From the Eastern shores of Turtle Island to the Western end of Ojibwe Gitchi-Gameh (Lake Superior), the migration story of the Anishnaabe people is rich and fascinating.

That story is now represented at Humber College’s Lakeshore campus by the installation “The Great Migration,” a series of markers located in the quad and paintings on the front windows of the Lakeshore Welcome Centre.

Humber College is located in Adoobiigok, known as "Place of the Black Alders" in the Ojibwe Anishinaabe language.
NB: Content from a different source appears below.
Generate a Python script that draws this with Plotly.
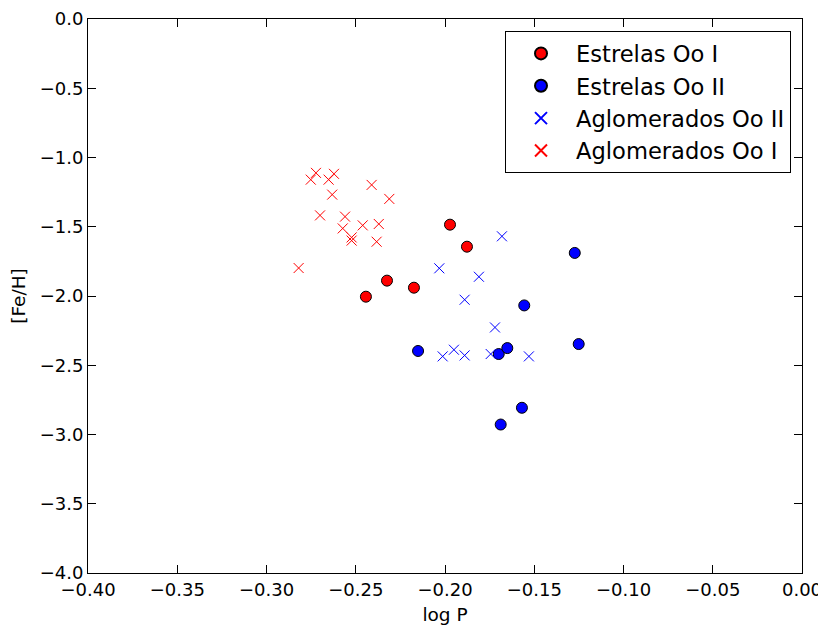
import plotly.graph_objects as go

# Estrelas Oo I (red circles)
ooI_star_logp = [-0.2443, -0.2325, -0.2174, -0.1972, -0.1877]
ooI_star_feh = [-2.005, -1.889, -1.94, -1.485, -1.644]

# Estrelas Oo II (blue circles)
ooII_star_logp = [-0.1273, -0.1556, -0.1251, -0.2151, -0.1699, -0.1651, -0.1569, -0.1688]
ooII_star_feh = [-1.689, -2.068, -2.347, -2.397, -2.419, -2.376, -2.807, -2.928]

# Aglomerados Oo II (blue x)
ooII_gc_logp = [-0.1681, -0.2032, -0.1810, -0.1890, -0.1720, -0.1950, -0.2013, -0.1890, -0.1744, -0.1530]
ooII_gc_feh = [-1.569, -1.800, -1.861, -2.027, -2.227, -2.388, -2.436, -2.429, -2.419, -2.436]

# Aglomerados Oo I (red x)
ooI_gc_logp = [-0.2723, -0.2622, -0.2752, -0.2652, -0.2632, -0.2411, -0.2312, -0.2700,
               -0.2560, -0.2573, -0.2461, -0.2371, -0.2523, -0.2523, -0.2383, -0.2820]
ooI_gc_feh = [-1.111, -1.118, -1.160, -1.160, -1.268, -1.198, -1.299, -1.418,
              -1.427, -1.512, -1.490, -1.480, -1.577, -1.600, -1.608, -1.798]

x_ticks = [-0.40, -0.35, -0.30, -0.25, -0.20, -0.15, -0.10, -0.05, 0.00]
y_ticks = [0.0, -0.5, -1.0, -1.5, -2.0, -2.5, -3.0, -3.5, -4.0]

def fmt(v, d):
    s = f"{abs(v):.{d}f}"
    return ("\u2212" + s) if v < 0 else s

fig = go.Figure()
fig.add_trace(go.Scatter(x=ooI_star_logp, y=ooI_star_feh, mode="markers", name="Estrelas Oo I",
                         marker=dict(symbol="circle", size=11, color="red", line=dict(color="black", width=1))))
fig.add_trace(go.Scatter(x=ooII_star_logp, y=ooII_star_feh, mode="markers", name="Estrelas Oo II",
                         marker=dict(symbol="circle", size=11, color="blue", line=dict(color="black", width=1))))
fig.add_trace(go.Scatter(x=ooII_gc_logp, y=ooII_gc_feh, mode="markers", name="Aglomerados Oo II",
                         marker=dict(symbol="x-thin", size=10, color="blue", line=dict(color="blue", width=1))))
fig.add_trace(go.Scatter(x=ooI_gc_logp, y=ooI_gc_feh, mode="markers", name="Aglomerados Oo I",
                         marker=dict(symbol="x-thin", size=10, color="red", line=dict(color="red", width=1))))

axis_common = dict(showline=True, linecolor="black", linewidth=1, mirror="ticks",
                   ticks="inside", ticklen=8, tickcolor="black", showgrid=False, zeroline=False,
                   automargin=False,
                   tickfont=dict(family="DejaVu Sans", size=18, color="black"))

# page body has an 8px margin, so the figure is shrunk by 8px and margins reduced accordingly
fig.update_layout(
    width=818, height=617,
    margin=dict(l=80, r=24, t=11, b=52),
    plot_bgcolor="white", paper_bgcolor="white",
    font=dict(family="DejaVu Sans", color="black"),
    showlegend=True,
    legend=dict(x=0.9846, y=0.978, xanchor="right", yanchor="top",
                bordercolor="black", borderwidth=1, bgcolor="white",
                font=dict(family="DejaVu Sans", size=22.6, color="black"),
                itemwidth=60, itemsizing="constant", tracegroupgap=0),
    xaxis=dict(range=[-0.40, 0.00], tickvals=x_ticks, ticktext=[fmt(v, 2) for v in x_ticks],
               title=dict(text="log P", font=dict(family="DejaVu Sans", size=18.5)),
               **axis_common),
    yaxis=dict(range=[-4.0, 0.0], tickvals=y_ticks, ticktext=[fmt(v, 1) for v in y_ticks],
               title=dict(text="[Fe/H]", font=dict(family="DejaVu Sans", size=18.5)),
               **axis_common),
)

fig.write_html("out.html")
It is uniquely situated along GabeKanang Ziibi, the Humber River providing an integral connection for Indigenous peoples between the northern shore of Lake Ontario and the Lake Simcoe Georgian Bay region.

“The inspiration for the Indigenous Cultural Markers came from the desire to find a contemporary way to explore the land acknowledgement for the geographic area where Humber is located,” said Shelley Charles, dean, Indigenous Education and Engagement. “It’s our responsibility to ensure we provide as many histories as possible in the education and knowledge we impart.”

The markers were officially unveiled on November 8 in a ceremony that featured Jingle Dress dancers and a drum circle, as well as remarks from Elizabeth Dowdeswell, Lieutenant Governor of Ontario.

“(The installation) is so thoughtfully done, it’s wonderful,” Dowdeswell said after the ceremony and a tour of the markers.

“It was fascinating to see them through an aesthetic eye ... Then to hear the architect who took us on the tour talk about the meaning behind them, why they were there and what they represent on this great migration.”

Brook McIlroy architects Ryan Gorrie and David Thomas served as the lead designers for this project. In total, six mostly indigenous designers worked on the markers. The firm has also designed a third installation, which will be part of the Barrett Centre for Technology Innovation when it opens next year at North Campus.

“The places where we live have a history that predates contact,” Gorrie said.

“It’s powerful and it speaks to the commitment Humber has to raising the profile of Indigenous education and design. There’s a lot of power in having our Indigenous people on all sides of the (design) process. There’s magic that happens when those processes are done in that way.”